# [Instructions to follow]
Gather every line of the entries that includes the word "this".

# [Data to process]
###
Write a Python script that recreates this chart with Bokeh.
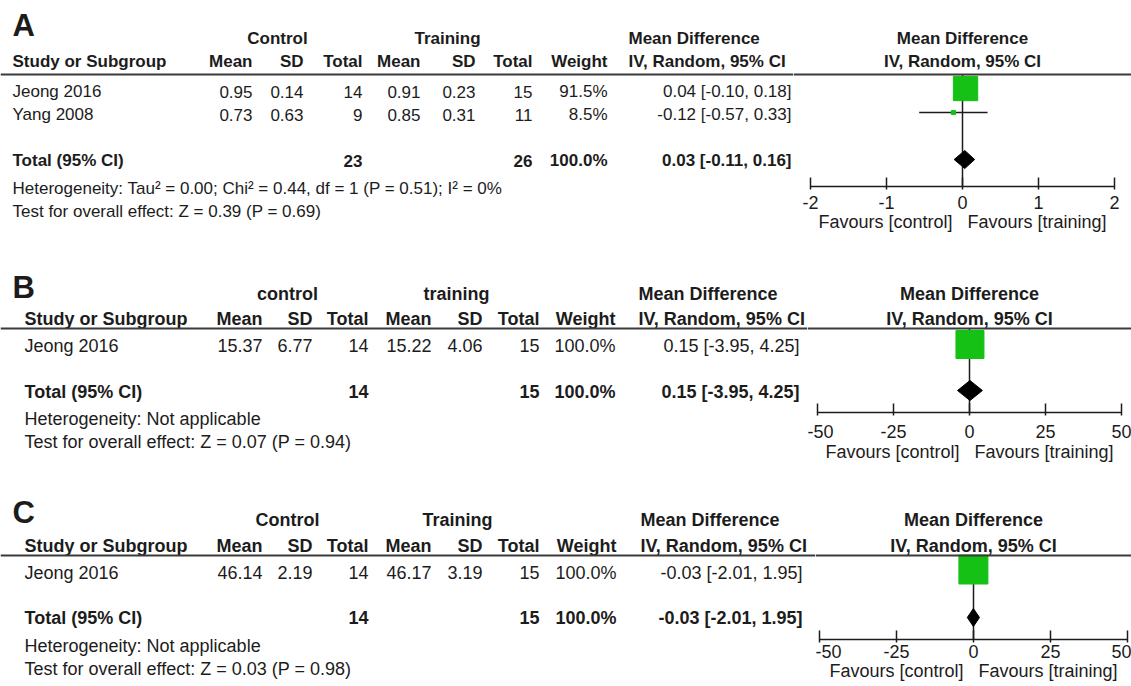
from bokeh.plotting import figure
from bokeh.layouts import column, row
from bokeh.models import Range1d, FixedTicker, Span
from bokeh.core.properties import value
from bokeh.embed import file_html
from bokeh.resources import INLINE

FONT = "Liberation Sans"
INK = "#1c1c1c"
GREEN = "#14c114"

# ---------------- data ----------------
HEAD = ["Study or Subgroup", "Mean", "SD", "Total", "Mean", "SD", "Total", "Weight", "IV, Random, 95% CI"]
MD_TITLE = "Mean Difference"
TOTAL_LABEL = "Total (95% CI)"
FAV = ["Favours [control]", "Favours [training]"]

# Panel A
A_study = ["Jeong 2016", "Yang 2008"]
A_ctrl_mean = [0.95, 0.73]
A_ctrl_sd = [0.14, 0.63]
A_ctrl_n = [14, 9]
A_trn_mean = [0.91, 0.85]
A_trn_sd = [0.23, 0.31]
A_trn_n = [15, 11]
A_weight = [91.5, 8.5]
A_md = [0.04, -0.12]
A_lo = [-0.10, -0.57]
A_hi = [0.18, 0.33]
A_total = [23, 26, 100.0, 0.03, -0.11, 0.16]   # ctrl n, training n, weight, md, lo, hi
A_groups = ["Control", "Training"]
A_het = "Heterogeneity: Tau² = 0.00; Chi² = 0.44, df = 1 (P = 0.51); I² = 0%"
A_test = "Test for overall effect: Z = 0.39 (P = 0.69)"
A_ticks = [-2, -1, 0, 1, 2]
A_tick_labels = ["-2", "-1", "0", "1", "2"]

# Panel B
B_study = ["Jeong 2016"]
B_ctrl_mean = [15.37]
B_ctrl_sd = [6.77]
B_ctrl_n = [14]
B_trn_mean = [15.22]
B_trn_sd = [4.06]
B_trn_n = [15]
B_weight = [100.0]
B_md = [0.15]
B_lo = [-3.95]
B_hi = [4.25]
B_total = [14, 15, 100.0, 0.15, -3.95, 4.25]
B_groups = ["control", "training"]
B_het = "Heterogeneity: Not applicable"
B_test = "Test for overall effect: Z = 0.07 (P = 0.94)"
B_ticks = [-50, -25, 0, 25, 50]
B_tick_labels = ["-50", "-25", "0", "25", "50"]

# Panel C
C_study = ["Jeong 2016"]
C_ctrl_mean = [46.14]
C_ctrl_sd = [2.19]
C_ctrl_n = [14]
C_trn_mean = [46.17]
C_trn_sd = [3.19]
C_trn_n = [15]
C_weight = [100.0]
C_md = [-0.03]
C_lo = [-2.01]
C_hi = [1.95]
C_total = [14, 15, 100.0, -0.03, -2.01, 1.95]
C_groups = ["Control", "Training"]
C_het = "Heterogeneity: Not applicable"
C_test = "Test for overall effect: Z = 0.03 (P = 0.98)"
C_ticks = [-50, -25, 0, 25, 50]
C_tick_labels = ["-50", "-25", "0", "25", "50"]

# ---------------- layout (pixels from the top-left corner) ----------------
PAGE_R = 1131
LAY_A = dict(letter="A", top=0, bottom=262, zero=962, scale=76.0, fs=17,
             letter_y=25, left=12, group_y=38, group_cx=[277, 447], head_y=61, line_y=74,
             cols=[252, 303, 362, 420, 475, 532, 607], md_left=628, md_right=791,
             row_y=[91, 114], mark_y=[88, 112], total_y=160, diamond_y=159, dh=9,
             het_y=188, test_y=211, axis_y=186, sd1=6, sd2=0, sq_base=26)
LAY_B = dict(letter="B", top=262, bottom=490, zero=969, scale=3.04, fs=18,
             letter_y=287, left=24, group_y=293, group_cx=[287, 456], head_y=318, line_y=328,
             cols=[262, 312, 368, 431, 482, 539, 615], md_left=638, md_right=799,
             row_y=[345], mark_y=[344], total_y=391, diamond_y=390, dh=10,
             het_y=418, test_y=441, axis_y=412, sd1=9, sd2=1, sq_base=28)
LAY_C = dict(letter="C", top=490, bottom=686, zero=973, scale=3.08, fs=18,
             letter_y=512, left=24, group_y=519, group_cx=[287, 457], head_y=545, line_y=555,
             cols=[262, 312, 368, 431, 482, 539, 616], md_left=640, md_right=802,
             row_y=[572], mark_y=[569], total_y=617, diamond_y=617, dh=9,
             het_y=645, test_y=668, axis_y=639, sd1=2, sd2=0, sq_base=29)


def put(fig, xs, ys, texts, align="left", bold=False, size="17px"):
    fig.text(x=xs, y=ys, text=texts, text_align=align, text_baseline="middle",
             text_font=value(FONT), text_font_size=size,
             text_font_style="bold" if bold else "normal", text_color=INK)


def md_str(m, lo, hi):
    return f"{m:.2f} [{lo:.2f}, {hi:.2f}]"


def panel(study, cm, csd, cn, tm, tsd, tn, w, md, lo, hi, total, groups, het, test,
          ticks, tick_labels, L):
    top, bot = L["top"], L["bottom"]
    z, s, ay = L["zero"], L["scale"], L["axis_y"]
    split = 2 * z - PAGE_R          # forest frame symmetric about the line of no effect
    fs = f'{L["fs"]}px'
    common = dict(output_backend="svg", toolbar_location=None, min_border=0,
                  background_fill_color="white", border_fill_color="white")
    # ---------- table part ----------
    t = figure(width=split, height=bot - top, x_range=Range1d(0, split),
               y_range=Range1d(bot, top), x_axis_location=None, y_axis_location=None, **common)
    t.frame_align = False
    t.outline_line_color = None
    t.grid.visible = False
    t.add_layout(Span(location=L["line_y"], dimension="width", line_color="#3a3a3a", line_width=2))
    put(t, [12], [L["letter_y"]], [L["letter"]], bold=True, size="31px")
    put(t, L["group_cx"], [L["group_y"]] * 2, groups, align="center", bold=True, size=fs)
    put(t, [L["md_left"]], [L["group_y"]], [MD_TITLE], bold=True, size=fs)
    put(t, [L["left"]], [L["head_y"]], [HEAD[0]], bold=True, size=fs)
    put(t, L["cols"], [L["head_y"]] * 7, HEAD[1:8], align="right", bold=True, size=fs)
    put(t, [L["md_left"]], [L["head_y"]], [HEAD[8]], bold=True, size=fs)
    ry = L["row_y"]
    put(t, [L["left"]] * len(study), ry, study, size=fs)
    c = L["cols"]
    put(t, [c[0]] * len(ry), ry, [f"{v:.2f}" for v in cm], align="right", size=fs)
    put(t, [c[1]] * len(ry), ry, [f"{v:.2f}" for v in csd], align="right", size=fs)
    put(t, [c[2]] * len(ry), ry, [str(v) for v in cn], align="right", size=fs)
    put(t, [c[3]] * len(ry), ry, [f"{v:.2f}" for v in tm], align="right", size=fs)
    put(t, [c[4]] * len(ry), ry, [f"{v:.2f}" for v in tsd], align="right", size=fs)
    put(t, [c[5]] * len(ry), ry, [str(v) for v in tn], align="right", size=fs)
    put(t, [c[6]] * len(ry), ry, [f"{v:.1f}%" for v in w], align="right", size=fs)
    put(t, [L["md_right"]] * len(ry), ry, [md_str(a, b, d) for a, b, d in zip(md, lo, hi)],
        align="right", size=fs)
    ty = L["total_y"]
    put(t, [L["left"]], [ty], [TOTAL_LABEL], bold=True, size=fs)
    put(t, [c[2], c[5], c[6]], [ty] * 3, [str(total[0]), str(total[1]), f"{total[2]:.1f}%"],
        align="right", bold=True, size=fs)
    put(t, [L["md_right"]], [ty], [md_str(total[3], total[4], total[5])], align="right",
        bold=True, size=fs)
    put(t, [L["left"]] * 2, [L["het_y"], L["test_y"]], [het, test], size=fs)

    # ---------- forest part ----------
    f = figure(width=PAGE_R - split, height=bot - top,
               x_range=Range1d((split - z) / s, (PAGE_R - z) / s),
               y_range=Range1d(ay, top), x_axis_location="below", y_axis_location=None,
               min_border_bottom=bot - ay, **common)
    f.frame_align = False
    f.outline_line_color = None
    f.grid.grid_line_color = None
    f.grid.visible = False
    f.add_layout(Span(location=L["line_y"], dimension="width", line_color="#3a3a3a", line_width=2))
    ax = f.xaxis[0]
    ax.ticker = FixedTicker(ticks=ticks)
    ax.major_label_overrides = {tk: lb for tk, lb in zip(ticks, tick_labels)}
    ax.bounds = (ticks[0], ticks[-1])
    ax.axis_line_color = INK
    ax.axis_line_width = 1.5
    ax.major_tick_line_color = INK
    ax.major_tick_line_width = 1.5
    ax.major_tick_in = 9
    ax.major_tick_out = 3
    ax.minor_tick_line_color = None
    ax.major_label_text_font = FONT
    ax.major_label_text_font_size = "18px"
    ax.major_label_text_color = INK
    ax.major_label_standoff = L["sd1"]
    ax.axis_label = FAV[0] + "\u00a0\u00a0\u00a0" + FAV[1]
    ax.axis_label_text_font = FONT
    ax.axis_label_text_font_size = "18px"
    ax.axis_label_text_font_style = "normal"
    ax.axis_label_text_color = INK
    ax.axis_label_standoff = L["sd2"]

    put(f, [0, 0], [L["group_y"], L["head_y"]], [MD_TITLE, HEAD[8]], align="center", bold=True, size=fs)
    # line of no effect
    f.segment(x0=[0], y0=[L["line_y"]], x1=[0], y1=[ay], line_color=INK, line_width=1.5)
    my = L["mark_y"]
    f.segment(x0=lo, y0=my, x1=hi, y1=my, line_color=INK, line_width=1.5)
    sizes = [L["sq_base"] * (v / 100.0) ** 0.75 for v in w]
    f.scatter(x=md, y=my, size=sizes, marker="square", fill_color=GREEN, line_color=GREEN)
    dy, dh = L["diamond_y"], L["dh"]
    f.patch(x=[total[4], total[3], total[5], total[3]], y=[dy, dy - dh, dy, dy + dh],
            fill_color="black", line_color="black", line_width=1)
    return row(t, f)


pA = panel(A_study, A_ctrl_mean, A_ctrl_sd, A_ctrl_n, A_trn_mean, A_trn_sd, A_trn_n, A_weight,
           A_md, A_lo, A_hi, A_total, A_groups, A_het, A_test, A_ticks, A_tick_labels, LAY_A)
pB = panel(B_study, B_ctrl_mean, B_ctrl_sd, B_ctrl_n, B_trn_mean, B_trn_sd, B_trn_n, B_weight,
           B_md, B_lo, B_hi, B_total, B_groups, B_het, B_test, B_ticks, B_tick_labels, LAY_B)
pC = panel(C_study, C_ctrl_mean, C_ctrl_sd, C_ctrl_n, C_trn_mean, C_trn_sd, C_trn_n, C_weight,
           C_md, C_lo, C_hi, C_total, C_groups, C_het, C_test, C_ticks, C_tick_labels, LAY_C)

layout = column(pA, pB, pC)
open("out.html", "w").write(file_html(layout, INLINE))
###
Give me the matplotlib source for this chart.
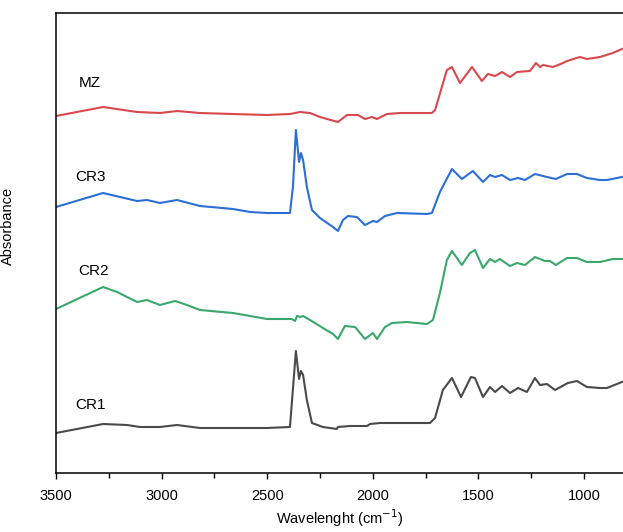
###
# [Problem solution]
Write a Python script that recreates this chart with Bokeh.
Give me the matplotlib source for this chart.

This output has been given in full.